**Material provided**
☆ ☆ ☆
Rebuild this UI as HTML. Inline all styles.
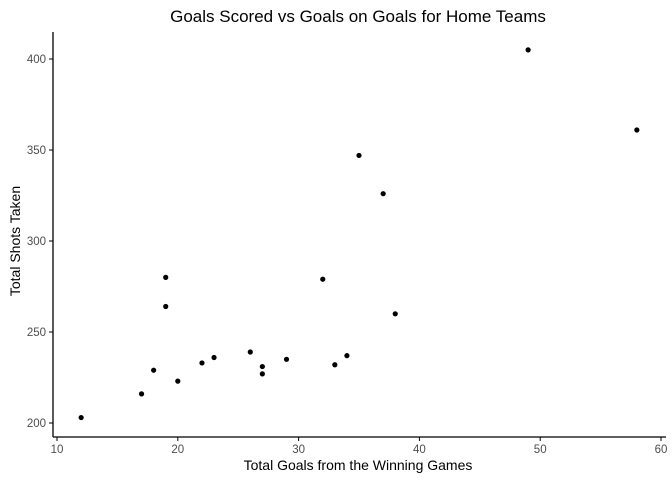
☆ ☆ ☆
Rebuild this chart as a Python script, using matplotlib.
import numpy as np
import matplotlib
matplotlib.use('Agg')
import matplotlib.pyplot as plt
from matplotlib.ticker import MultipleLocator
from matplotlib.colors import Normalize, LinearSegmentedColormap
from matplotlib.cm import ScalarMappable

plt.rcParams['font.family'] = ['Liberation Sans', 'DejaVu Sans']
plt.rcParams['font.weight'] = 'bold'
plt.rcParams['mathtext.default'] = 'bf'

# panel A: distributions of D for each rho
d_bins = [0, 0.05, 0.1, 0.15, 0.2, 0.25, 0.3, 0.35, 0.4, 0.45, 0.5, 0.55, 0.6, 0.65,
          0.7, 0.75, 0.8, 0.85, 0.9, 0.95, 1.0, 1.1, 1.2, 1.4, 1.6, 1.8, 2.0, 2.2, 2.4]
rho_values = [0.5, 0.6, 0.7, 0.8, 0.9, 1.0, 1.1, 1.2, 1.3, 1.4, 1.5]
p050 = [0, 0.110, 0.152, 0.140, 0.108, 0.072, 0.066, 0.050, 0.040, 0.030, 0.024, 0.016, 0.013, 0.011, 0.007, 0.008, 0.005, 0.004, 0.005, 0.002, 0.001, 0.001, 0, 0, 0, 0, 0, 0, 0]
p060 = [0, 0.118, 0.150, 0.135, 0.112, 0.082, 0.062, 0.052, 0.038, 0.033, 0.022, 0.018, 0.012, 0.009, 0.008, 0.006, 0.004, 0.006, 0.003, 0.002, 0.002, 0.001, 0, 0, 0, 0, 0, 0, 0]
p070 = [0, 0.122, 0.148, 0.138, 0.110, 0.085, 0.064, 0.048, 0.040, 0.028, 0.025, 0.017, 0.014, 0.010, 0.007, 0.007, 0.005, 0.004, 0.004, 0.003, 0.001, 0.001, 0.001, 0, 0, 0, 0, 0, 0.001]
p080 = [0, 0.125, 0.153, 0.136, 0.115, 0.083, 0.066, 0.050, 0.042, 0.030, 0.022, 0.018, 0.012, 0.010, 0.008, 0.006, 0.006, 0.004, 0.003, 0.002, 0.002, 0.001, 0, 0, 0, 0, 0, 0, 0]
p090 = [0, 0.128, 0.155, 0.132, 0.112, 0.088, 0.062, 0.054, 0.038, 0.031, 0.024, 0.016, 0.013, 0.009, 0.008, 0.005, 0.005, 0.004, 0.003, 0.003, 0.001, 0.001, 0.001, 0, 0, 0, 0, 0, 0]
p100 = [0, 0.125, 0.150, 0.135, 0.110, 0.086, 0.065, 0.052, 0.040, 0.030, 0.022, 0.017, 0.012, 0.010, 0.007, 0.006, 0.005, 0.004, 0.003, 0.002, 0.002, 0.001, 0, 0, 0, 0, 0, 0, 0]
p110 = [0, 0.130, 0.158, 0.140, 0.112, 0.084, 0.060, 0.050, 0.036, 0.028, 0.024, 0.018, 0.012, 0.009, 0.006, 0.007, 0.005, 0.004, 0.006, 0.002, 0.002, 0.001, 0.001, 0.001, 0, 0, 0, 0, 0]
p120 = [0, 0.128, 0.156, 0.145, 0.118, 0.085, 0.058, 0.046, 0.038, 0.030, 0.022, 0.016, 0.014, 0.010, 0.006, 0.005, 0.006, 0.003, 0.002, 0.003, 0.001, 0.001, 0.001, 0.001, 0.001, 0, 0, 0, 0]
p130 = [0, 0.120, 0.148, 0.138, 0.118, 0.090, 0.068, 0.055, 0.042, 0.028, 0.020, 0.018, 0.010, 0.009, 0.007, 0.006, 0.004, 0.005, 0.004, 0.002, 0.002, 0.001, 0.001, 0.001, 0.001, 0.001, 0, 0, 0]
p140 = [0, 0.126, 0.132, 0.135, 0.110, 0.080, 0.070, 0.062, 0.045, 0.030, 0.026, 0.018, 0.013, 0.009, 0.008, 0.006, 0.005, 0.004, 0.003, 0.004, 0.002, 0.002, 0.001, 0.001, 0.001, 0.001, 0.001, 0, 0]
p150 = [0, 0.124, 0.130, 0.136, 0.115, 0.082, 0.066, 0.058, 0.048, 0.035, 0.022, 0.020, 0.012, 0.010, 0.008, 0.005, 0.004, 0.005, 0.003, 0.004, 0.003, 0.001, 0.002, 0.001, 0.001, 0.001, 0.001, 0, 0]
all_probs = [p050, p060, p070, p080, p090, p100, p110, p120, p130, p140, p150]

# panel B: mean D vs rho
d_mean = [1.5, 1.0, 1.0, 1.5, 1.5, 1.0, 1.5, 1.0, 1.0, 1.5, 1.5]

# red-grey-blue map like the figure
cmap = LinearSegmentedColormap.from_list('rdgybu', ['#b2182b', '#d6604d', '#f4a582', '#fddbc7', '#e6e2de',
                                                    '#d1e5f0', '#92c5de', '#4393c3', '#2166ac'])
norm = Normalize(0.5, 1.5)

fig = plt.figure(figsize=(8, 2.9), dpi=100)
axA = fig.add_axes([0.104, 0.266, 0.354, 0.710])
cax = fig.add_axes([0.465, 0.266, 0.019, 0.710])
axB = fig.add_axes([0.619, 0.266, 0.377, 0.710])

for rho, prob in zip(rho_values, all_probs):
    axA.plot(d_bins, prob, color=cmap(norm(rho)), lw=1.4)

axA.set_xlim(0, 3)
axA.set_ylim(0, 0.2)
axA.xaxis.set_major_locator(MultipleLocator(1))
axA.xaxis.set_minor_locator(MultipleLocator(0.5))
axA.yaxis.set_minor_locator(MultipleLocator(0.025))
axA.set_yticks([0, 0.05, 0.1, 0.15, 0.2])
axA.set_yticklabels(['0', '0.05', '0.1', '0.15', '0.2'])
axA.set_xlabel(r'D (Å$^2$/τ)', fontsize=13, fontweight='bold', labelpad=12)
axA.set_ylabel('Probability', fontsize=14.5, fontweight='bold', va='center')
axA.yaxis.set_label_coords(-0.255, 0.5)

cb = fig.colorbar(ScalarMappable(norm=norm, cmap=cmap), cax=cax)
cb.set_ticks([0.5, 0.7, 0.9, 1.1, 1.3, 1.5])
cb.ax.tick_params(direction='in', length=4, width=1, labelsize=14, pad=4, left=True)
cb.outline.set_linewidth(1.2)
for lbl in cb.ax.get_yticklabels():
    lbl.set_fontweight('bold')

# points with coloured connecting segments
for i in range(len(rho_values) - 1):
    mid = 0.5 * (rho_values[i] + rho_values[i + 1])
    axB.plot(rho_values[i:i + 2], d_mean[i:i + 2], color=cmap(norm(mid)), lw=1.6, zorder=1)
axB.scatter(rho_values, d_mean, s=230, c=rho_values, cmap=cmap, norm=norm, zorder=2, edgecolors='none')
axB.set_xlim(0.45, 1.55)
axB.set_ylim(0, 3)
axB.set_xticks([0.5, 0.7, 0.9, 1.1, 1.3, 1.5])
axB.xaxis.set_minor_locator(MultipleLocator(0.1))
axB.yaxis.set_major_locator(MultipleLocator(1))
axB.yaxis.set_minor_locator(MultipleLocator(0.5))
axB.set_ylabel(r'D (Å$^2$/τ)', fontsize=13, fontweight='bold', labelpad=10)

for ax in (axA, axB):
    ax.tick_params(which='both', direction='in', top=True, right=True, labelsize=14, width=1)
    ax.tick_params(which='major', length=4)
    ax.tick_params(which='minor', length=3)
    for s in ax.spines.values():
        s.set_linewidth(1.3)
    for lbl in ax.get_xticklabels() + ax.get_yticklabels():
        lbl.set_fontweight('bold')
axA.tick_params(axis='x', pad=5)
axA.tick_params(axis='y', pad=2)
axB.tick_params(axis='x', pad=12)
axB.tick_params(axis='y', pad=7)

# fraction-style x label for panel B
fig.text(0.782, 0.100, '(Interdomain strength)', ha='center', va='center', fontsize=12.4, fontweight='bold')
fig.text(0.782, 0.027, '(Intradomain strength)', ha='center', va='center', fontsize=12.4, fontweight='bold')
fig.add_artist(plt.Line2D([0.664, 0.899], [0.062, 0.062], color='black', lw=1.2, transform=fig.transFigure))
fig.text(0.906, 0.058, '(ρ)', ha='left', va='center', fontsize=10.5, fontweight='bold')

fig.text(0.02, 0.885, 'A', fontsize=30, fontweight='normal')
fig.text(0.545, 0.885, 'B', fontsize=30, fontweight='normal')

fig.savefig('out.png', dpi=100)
☆ ☆ ☆
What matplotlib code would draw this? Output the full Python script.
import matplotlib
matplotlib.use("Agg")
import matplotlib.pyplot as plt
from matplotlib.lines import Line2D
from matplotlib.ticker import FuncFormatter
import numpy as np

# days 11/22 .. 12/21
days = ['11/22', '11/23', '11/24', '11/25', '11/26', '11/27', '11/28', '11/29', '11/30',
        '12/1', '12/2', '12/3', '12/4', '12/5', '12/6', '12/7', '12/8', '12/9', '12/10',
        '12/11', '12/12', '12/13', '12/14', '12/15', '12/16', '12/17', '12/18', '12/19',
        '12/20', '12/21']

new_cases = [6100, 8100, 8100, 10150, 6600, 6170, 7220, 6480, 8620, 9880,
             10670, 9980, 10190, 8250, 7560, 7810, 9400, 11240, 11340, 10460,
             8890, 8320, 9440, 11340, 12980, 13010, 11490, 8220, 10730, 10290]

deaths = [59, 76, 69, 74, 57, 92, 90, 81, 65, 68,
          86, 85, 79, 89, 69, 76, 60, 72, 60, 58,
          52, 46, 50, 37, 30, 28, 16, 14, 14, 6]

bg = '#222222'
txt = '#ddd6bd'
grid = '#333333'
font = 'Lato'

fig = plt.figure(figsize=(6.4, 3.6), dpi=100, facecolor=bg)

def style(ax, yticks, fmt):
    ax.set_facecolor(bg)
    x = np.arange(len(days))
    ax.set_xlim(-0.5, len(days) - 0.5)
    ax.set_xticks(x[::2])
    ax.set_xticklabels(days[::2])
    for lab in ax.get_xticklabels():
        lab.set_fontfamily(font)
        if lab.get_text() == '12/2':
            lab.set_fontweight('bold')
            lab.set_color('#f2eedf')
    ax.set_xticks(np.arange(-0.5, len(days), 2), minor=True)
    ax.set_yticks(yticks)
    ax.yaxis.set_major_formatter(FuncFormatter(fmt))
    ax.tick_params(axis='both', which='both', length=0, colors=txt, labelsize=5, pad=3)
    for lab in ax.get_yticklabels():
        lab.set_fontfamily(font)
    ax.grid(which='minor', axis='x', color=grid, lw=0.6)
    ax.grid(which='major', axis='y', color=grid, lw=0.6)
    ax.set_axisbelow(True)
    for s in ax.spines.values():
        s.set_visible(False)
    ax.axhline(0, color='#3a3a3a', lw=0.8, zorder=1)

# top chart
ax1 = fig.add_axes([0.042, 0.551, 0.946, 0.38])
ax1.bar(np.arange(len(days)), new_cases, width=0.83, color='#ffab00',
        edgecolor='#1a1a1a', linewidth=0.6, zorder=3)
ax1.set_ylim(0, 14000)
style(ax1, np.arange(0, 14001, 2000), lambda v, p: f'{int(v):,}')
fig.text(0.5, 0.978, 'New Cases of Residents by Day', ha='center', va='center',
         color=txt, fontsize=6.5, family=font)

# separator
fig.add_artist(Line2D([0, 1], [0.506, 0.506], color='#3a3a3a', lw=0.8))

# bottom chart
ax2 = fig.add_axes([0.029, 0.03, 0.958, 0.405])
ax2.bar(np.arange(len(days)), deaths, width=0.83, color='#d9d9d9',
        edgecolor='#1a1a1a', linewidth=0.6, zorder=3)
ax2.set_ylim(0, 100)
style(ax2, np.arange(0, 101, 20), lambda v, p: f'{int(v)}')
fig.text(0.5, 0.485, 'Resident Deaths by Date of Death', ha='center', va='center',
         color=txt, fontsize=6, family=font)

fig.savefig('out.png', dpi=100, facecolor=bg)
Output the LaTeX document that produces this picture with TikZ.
☆ ☆ ☆
**Objective**
Write out each line of the data that holds the string "script".

**Written solution**
Rebuild this chart as a Python script, using matplotlib.
What matplotlib code would draw this? Output the full Python script.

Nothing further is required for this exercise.